The renewed attacks don’t “mean that Sharon won’t meet with Abbas again, but you will certainly understand that you can have no meaningful progress as long as blood is running in the streets,” Pazner said.

Abbas urged Sharon to give him time to negotiate a hudna, or cease-fire, with the terrorist groups, saying he could succeed if Israel stopped its counter-terror raids and targeted killings of terrorist leaders.

What he had in mind was a yearlong cease-fire that would allow Israel and the Palestinians to negotiate without the threat or use of force, Abbas explained.

Dahlan added that it would take about a year to rehabilitate the Palestinian Authority security forces, after which they would be in a position to force the militants to adhere to an extended cease-fire.

Until the Abbas meeting, Sharon had opposed this approach on the grounds that the militants would simply use the cease-fire to regroup before launching a new round of terror. However, Palestinian sources say Sharon intimated at the meeting that if a cease-fire is achieved he would be ready to give the approach a chance.

If true, this constitutes a major change in the Israeli position.
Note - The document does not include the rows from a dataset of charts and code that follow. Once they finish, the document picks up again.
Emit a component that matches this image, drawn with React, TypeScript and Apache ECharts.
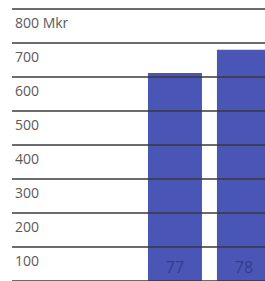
import React, { useEffect, useRef } from "react";
import * as echarts from "echarts";

const years = [77, 78];
const values = [612, 680];
const yTicks = [0, 100, 200, 300, 400, 500, 600, 700, 800];
const unit = "Mkr";

export default function App() {
  const ref = useRef<HTMLDivElement>(null);
  useEffect(() => {
    const chart = echarts.init(ref.current!, null, { renderer: "svg" });
    chart.setOption({
      animation: false,
      grid: { left: 12, right: 0, top: 9, bottom: -2, containLabel: false },
      xAxis: {
        type: "value",
        min: 74.638,
        max: 78.305,
        show: false,
        splitLine: { show: false },
      },
      yAxis: {
        type: "value",
        min: yTicks[0],
        max: yTicks[yTicks.length - 1],
        interval: 100,
        z: 5,
        axisLine: { show: false },
        axisTick: { show: false },
        splitLine: { show: true, lineStyle: { color: "#3a3a3a", width: 1.5 } },
        axisLabel: {
          inside: true,
          margin: 3,
          verticalAlign: "top",
          padding: [6, 0, 0, 0],
          color: "#5a5a5a",
          fontFamily: "Open Sans",
          fontSize: 14,
          formatter: (v: number) => (v === 0 ? "" : v === 800 ? `${v} ${unit}` : `${v}`),
        },
      },
      series: [
        {
          type: "bar",
          data: years.map((y, i) => [y, values[i]]),
          barWidth: 54,
          itemStyle: { color: "#4a56b6" },
          label: {
            show: true,
            position: "insideBottom",
            distance: 6,
            formatter: (p: any) => `${p.value[0]}`,
            color: "#353c8c",
            fontFamily: "Open Sans",
            fontSize: 16,
          },
        },
      ],
    });
    return () => chart.dispose();
  }, []);
  return <div ref={ref} style={{ width: 265, height: 281, position: "absolute", left: 0, top: 0 }} />;
}
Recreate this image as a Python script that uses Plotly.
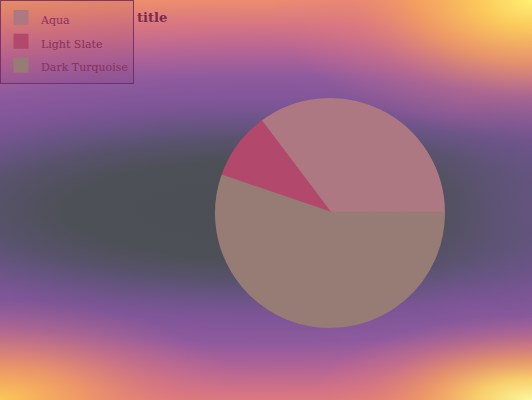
import base64
import plotly.graph_objects as go

# ---- data ----
labels = ["Aqua", "Light Slate", "Dark Turquoise"]
values = [35.3, 9.5, 55.2]
slice_colors = ["#ad7882", "#b2486c", "#977c76"]
title_text = "title"

W, H = 532, 400


# ---- background decoration: layered SVG gradients ----
def radial(gid, cx, cy, rx, ry, stops):
    s = "".join(
        f'<stop offset="{o}" stop-color="rgb{c}" stop-opacity="{a}"/>' for o, c, a in stops
    )
    return (
        f'<radialGradient id="{gid}" gradientUnits="userSpaceOnUse" cx="{cx}" cy="{cy}" r="{ry}" '
        f'gradientTransform="translate({cx} {cy}) scale({rx / ry} 1) translate({-cx} {-cy})">{s}</radialGradient>'
    )


base_stops = [
    (0.00, (76, 78, 84), 1), (0.20, (78, 80, 88), 1), (0.28, (88, 82, 108), 1),
    (0.34, (103, 84, 130), 1), (0.42, (125, 85, 150), 1), (0.53, (142, 90, 158), 1),
    (0.63, (178, 100, 150), 1), (0.73, (212, 115, 132), 1), (0.83, (234, 138, 112), 1),
    (0.92, (245, 165, 95), 1), (1.00, (252, 215, 110), 1),
]
bl_stops = [(0, (252, 200, 85), 1), (0.35, (245, 160, 95), 0.75), (0.7, (225, 125, 120), 0.35), (1, (210, 115, 135), 0)]
br_stops = [(0, (250, 248, 160), 1), (0.25, (252, 215, 105), 0.9), (0.5, (245, 165, 92), 0.65),
            (0.75, (230, 130, 115), 0.3), (1, (220, 120, 130), 0)]
tr_stops = [(0, (255, 240, 115), 1), (0.2, (252, 205, 90), 0.95), (0.45, (247, 165, 92), 0.7),
            (0.7, (225, 125, 125), 0.35), (1, (215, 115, 135), 0)]
rm_stops = [(0, (105, 85, 135), 0.7), (1, (105, 85, 135), 0)]

defs = (
    radial("base", 262, 210, 1000, 250, base_stops)
    + radial("bl", 0, 400, 240, 100, bl_stops)
    + radial("br", 532, 400, 220, 85, br_stops)
    + radial("tr", 532, 0, 260, 140, tr_stops)
    + radial("rm", 532, 205, 120, 120, rm_stops)
)
rects = "".join(
    f'<rect x="0" y="0" width="{W}" height="{H}" fill="url(#{g})"/>' for g in ["base", "bl", "br", "tr", "rm"]
)
svg = (
    f'<svg xmlns="http://www.w3.org/2000/svg" width="{W}" height="{H}" viewBox="0 0 {W} {H}" '
    f'preserveAspectRatio="none"><defs>{defs}</defs>{rects}</svg>'
)
bg_uri = "data:image/svg+xml;base64," + base64.b64encode(svg.encode()).decode()

legend_labels = [f"<span style='font-size:11px'>{l}</span>" for l in labels]

fig = go.Figure()
fig.add_trace(go.Pie(
    labels=legend_labels,
    values=values,
    sort=False,
    direction="counterclockwise",
    rotation=-37,
    textinfo="none",
    hovertemplate="%{label}: %{value}<extra></extra>",
    marker=dict(colors=slice_colors, line=dict(color=slice_colors, width=3)),
    domain=dict(x=[0.3947, 0.8459], y=[0.18375, 0.75125]),
))

fig.update_layout(
    width=W, height=H,
    margin=dict(l=0, r=0, t=0, b=0, autoexpand=False),
    paper_bgcolor="#5a5060",
    plot_bgcolor="rgba(0,0,0,0)",
    images=[dict(source=bg_uri, xref="paper", yref="paper", x=0, y=1,
                 sizex=1, sizey=1, sizing="stretch", layer="below")],
    title=dict(text=f"<b>{title_text}</b>", x=137 / W, xref="container", xanchor="left",
               y=1 - 17 / H, yref="container", yanchor="middle",
               font=dict(family="DejaVu Serif", size=13, color="#7a2a50")),
    legend=dict(x=0, y=1.001, xref="paper", yref="paper", xanchor="left", yanchor="top",
                bgcolor="rgba(90,30,80,0.08)", bordercolor="rgba(110,40,100,0.85)", borderwidth=1,
                font=dict(family="DejaVu Serif", size=16, color="#86305c")),
    showlegend=True,
)

fig.write_html("out.html")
Sharon’s dilemma is how to continue fighting terror without undermining Abbas to such an extent that he will be too weak either to negotiate a cease-fire or use force against terrorists.

Getting the balance right will not be easy: If Israel continues targeted killings and major raids, Palestinians may see Abbas as a straw man who has not eased their suffering. If Sharon holds back, on the other hand, Hamas may be encouraged to launch even bigger attacks on the assumption that Israel will not retaliate.

Another major Israeli dilemma is what to do about Arafat. His alleged role in encouraging terror and deliberately undermining Abbas has led to renewed calls for his expulsion.

Three government ministers from Sharon’s own Likud Party — Dan Naveh, Yisrael Katz and Tzachi Hanegbi — maintain that there will be no effective cease-fire as long as Arafat is around.

Sharon for now is against expelling Arafat. In Sunday’s Cabinet meeting, Sharon, Defense Minister Shaul Mofaz and the army’s chief of staff, Lt. Gen. Moshe Ya’alon, argued that Arafat would be more dangerous jetting around Europe playing for international sympathy than confined to his headquarters in Ramallah.

More than Arafat, though, it is the ongoing terror that constitutes the biggest threat to the road map and Abbas’ chances of success.

According to Israeli security officials, there have been almost 50 attempted attacks in the three weeks since Abbas took office.

Five attacks in a space of two days early this week left 11 Israelis dead and scores wounded.

Hamas terror threatens not only Israel and the road map but Abbas himself, especially after some Hamas leaders charged that Abbas is considering trading the Palestinian refugees’ demand to return to homes they abandoned inside Israel 55 years ago for Israeli acceptance of the road map.

Osama Hamdan, a Hamas representative in Lebanon, issued an open threat over the weekend: “Anyone who bargains over the refugees’ right of return is bargaining over his neck,” he declared.

Given the new wave of terror, many Israeli and Palestinian analysts agree that only a major American effort can save the road map.

And they are not optimistic. Reuven Paz, an expert on fundamentalist terror at the Herzliya Interdisciplinary Center, says that “without a strong American lead, there will simply be more of the same: terror, counter-terror and indecisive meetings between Sharon and Abbas.”

Other Israeli pundits argue that Sharon willingness to cancel a crucial meeting this week with President Bush because of the bombings does not augur well.

They believe it shows that Sharon, worried about possible American pressure on the issue of Israeli settlements in the West Bank and Gaza Strip, is stalling — and that President Bush, with an eye on the Jewish vote as he moves into an election year, may allow Sharon to go on playing for time.